TASK: Beginning with the first line below, please repeat the material exactly, ending with the line that includes "tick_labels = ['1', '11', '21', '31', '10', '20', '30']".

COLLECTED MATERIAL:

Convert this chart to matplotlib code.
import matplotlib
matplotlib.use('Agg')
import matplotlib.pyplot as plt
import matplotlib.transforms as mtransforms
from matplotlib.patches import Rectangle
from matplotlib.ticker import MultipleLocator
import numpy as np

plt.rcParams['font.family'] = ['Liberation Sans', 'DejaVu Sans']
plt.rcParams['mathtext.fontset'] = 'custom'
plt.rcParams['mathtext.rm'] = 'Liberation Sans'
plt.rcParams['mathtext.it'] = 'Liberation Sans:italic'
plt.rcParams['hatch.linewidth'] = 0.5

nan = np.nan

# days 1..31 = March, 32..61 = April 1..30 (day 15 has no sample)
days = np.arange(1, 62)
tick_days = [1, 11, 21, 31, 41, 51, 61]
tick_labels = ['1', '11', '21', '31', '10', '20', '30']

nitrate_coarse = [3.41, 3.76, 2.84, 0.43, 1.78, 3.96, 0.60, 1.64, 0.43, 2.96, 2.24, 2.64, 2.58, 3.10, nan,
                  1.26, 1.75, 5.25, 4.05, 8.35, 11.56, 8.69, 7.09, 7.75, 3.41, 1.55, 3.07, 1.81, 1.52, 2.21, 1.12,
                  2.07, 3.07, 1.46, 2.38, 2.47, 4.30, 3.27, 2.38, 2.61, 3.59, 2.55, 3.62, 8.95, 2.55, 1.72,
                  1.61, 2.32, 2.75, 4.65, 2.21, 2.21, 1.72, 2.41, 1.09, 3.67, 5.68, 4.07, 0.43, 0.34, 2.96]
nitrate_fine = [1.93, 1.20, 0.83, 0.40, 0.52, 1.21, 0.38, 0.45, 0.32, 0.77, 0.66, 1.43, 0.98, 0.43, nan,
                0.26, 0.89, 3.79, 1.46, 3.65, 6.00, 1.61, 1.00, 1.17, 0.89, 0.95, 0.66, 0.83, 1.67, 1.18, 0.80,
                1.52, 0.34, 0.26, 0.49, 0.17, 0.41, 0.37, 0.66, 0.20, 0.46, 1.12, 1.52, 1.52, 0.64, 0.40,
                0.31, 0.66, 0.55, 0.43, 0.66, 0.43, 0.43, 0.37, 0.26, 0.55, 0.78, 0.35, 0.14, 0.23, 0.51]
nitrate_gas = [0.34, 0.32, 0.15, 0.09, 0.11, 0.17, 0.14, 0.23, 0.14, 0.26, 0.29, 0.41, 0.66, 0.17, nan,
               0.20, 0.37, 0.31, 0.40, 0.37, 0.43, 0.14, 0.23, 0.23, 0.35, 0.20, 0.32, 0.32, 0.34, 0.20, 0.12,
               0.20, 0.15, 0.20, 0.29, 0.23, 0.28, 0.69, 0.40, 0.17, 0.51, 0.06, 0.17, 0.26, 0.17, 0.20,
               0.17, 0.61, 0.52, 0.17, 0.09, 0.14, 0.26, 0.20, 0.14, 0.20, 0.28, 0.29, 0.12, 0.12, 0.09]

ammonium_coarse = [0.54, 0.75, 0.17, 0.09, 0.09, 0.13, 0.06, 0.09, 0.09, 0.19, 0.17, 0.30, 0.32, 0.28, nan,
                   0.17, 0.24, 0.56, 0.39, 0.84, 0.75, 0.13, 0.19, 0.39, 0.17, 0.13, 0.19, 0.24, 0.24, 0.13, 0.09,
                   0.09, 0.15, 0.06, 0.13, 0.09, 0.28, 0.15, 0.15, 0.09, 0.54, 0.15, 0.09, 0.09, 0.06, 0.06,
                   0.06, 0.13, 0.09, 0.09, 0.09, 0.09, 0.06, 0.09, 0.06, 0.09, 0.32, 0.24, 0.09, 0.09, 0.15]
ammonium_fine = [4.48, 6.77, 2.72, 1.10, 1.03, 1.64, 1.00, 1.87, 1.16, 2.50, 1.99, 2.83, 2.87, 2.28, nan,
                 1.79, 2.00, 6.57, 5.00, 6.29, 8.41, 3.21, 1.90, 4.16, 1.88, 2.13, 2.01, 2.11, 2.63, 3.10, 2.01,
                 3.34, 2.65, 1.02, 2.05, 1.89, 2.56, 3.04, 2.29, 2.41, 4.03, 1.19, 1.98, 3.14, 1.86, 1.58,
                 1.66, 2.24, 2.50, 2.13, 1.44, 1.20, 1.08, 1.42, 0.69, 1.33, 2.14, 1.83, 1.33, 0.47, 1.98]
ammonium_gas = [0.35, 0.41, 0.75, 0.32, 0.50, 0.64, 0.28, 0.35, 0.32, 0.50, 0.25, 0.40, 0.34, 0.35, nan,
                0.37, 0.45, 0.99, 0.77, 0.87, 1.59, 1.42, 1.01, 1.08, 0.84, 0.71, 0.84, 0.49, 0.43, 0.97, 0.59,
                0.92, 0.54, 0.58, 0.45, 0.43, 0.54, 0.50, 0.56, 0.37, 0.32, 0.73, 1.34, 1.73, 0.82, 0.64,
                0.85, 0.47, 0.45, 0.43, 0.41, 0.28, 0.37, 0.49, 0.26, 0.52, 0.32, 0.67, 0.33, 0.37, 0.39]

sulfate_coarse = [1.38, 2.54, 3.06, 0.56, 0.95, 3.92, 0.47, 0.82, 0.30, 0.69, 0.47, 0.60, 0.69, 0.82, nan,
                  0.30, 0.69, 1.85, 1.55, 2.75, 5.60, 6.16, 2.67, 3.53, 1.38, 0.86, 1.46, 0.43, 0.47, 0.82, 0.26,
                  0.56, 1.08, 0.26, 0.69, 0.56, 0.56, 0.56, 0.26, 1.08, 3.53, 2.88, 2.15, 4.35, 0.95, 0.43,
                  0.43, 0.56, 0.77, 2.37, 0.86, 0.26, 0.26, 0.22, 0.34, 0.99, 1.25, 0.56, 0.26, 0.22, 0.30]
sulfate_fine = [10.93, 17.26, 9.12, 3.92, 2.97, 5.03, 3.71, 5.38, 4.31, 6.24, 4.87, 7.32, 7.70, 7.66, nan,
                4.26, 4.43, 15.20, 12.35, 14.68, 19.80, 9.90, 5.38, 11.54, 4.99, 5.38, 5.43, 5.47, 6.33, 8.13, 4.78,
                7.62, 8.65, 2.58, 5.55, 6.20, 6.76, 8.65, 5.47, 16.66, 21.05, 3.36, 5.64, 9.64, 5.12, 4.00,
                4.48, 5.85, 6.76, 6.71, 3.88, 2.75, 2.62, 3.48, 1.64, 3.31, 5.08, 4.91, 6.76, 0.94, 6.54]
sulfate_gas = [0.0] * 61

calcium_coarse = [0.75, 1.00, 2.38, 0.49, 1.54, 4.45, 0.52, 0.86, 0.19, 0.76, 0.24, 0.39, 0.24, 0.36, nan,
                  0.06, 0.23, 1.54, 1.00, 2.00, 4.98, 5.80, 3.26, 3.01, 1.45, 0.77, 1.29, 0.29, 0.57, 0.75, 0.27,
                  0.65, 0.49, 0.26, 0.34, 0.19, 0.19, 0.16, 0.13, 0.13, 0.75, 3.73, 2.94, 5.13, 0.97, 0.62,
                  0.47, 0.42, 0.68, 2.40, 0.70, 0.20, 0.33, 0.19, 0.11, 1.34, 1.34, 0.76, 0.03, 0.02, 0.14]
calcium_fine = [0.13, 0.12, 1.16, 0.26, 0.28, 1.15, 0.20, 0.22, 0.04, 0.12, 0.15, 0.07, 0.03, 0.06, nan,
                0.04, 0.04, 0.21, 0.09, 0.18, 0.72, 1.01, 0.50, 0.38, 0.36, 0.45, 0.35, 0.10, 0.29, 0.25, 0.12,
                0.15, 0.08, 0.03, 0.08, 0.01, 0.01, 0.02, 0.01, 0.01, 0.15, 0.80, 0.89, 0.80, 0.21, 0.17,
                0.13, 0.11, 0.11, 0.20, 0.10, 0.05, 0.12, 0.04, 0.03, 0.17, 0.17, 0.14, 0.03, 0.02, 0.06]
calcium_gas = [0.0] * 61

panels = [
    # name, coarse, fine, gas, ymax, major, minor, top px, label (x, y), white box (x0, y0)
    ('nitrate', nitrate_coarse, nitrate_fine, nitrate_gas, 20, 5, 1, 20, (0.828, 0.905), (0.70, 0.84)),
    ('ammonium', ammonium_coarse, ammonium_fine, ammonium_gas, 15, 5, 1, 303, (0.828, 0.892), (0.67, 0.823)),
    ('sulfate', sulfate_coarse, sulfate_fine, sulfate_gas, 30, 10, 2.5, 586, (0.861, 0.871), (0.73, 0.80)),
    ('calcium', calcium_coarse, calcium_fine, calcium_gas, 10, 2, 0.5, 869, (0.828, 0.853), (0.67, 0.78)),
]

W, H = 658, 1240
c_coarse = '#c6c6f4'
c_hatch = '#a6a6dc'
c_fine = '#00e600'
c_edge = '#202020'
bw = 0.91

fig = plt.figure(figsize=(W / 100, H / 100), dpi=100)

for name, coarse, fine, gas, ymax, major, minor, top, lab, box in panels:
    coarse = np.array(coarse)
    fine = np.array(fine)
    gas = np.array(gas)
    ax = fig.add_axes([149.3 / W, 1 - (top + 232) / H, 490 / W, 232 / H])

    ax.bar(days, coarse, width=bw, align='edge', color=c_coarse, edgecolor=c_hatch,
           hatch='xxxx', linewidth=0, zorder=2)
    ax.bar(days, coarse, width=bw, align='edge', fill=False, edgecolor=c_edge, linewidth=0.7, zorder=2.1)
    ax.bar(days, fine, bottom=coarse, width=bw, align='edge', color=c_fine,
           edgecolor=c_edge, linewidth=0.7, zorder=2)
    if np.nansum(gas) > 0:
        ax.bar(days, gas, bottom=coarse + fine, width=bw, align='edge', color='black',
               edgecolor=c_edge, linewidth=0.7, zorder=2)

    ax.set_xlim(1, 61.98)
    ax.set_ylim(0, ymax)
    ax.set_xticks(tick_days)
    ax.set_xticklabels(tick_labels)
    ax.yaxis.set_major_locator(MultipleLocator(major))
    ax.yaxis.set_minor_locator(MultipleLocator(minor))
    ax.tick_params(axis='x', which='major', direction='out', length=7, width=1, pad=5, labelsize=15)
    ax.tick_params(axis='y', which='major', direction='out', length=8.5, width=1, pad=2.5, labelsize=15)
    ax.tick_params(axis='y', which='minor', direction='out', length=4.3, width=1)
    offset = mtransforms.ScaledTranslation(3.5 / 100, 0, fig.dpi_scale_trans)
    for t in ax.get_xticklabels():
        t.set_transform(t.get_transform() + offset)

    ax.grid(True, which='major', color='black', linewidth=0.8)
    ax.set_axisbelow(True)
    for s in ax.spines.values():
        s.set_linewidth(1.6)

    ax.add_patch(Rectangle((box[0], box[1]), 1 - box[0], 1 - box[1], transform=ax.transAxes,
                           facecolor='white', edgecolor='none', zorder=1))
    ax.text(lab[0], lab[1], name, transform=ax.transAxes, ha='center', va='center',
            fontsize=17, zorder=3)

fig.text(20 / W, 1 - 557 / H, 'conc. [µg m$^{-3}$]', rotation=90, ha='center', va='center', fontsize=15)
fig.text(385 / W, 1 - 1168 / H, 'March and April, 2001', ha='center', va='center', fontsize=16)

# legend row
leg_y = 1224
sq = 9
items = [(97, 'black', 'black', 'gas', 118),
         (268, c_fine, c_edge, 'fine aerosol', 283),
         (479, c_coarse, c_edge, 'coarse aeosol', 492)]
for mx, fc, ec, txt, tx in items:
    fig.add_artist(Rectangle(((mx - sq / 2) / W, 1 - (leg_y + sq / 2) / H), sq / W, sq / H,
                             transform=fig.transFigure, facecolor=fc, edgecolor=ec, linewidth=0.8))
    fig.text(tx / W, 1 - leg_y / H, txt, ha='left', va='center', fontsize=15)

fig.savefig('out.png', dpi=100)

ANSWER:
Convert this chart to matplotlib code.
import matplotlib
matplotlib.use('Agg')
import matplotlib.pyplot as plt
import matplotlib.transforms as mtransforms
from matplotlib.patches import Rectangle
from matplotlib.ticker import MultipleLocator
import numpy as np

plt.rcParams['font.family'] = ['Liberation Sans', 'DejaVu Sans']
plt.rcParams['mathtext.fontset'] = 'custom'
plt.rcParams['mathtext.rm'] = 'Liberation Sans'
plt.rcParams['mathtext.it'] = 'Liberation Sans:italic'
plt.rcParams['hatch.linewidth'] = 0.5

nan = np.nan

# days 1..31 = March, 32..61 = April 1..30 (day 15 has no sample)
days = np.arange(1, 62)
tick_days = [1, 11, 21, 31, 41, 51, 61]
tick_labels = ['1', '11', '21', '31', '10', '20', '30']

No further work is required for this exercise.